This image comes from a very deep Chandra observation of the Tycho supernova remnant, produced by the explosion of a white dwarf star in our Galaxy. Low-energy X-rays (red) in the image show expanding debris from the supernova explosion and high energy X-rays (blue) show the blast wave, a shell of extremely energetic electrons . These high-energy X-rays show a pattern of X-ray "stripes" never previously seen in a supernova remnant. By rolling the mouse over the color image above, two regions containing stripes in the high energy image can be seen superimposed on the full color version. Some of the brightest stripes can also directly be seen in the full color image, on the right side of the remnant pointing from the outer rim to the interior. The stellar background is from the Digitized Sky Survey and only shows stars outside the remnant.
These stripes may provide the first direct evidence that supernova remnants can accelerate particles to energies a hundred times higher than achieved by the most powerful particle accelerator on Earth, the Large Hadron Collider.
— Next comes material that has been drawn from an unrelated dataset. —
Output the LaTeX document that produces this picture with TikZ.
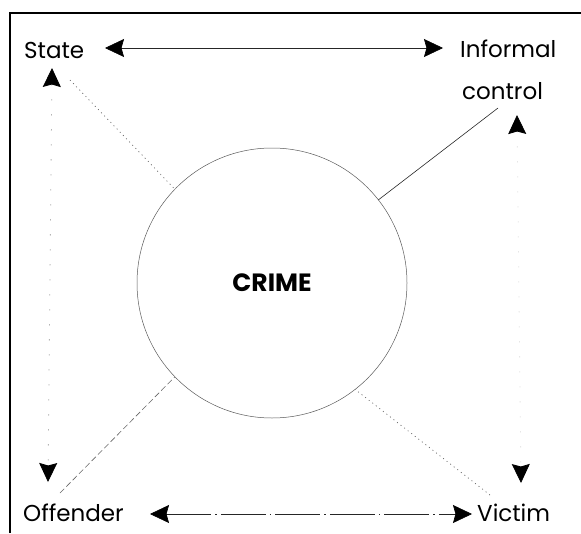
\documentclass[tikz,border=0pt]{standalone}
\usepackage{fontspec}
\setmainfont{Poppins}
\usetikzlibrary{arrows.meta}
\begin{document}
\begin{tikzpicture}[x=1pt,y=-1pt,
  >={Stealth[length=19pt,width=18pt,inset=2.5pt,color=black]},
  lbl/.style={font=\fontsize{23}{28}\selectfont, inner sep=0pt, anchor=base west},
  crimecircle/.style={circle, draw=black!65, line width=0.5pt, minimum size=270pt, inner sep=0pt, outer sep=0pt,
     font=\fontsize{25}{28}\selectfont\bfseries},
  hlink/.style={line width=0.6pt, black!85},
  hlinkdd/.style={line width=0.6pt, black!85, dash pattern=on 45pt off 4pt on 1.5pt off 4pt},
  vlink/.style={line width=0.8pt, black!45, dash pattern=on 1pt off 14pt},
  solidlink/.style={line width=0.6pt, black!85},
  dotlink/.style={line width=0.7pt, black!60, dash pattern=on 1pt off 3.5pt},
  dashlink/.style={line width=0.6pt, black!60, dash pattern=on 6pt off 3pt}
]
\useasboundingbox (0,0) rectangle (581,533);
% frame (partial box)
\draw[line width=2.5pt] (10,533) -- (10,13) -- (581,13);

% labels
\node[lbl] (st) at (24,58) {State};
\node[lbl] (inf) at (460,57) {Informal};
\node[lbl] (ctl) at (462,99) {control};
\node[lbl] (off) at (23,521) {Offender};
\node[lbl] (vic) at (477,521) {Victim};

% central circle
\node[crimecircle] (cr) at (272,283) {CRIME};

% arrow end points
\coordinate (stR) at (105,48);
\coordinate (infL) at (443,48);
\coordinate (offR) at (150,514);
\coordinate (vicL) at (472,514);
\coordinate (stB) at (52,68);
\coordinate (offT) at (48,482);
\coordinate (ctlB) at (517,115);
\coordinate (vicT) at (521,483);

% diagonal free ends
\coordinate (stD) at (70,80);
\coordinate (ctlD) at (498,108);
\coordinate (offD) at (60,493);
\coordinate (vicD) at (490,495);

% horizontal double arrows
\draw[hlink,<->] (stR) -- (infL);
\draw[hlinkdd,<->] (offR) -- (vicL);

% vertical double arrows
\draw[vlink,<->] (stB) -- (offT);
\draw[vlink,<->,black!15] (ctlB) -- (vicT);

% diagonals to the circle
\draw[dotlink] (stD) -- (cr.136);
\draw[solidlink] (ctlD) -- (cr.38);
\draw[dashlink] (offD) -- (cr.224);
\draw[dotlink] (vicD) -- (cr.308);
\end{tikzpicture}
\end{document}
The results could explain how some of the extremely energetic particles bombarding the Earth, called cosmic rays, are produced, and they provide support for a theory about how magnetic fields can be dramatically amplified in such blast waves.
The X-ray stripes are thought to be regions where the turbulence is greater and the magnetic fields more tangled than surrounding areas. Electrons become trapped in these regions and emit X-rays as they spiral around the magnetic field lines. Regions with enhanced turbulence and magnetic fields were expected in supernova remnants, but the motion of the most energetic particles -- mostly protons -- was predicted to leave a messy network of holes and dense walls corresponding to weak and strong regions of magnetic fields, respectively. Therefore, the detection of stripes was a surprise.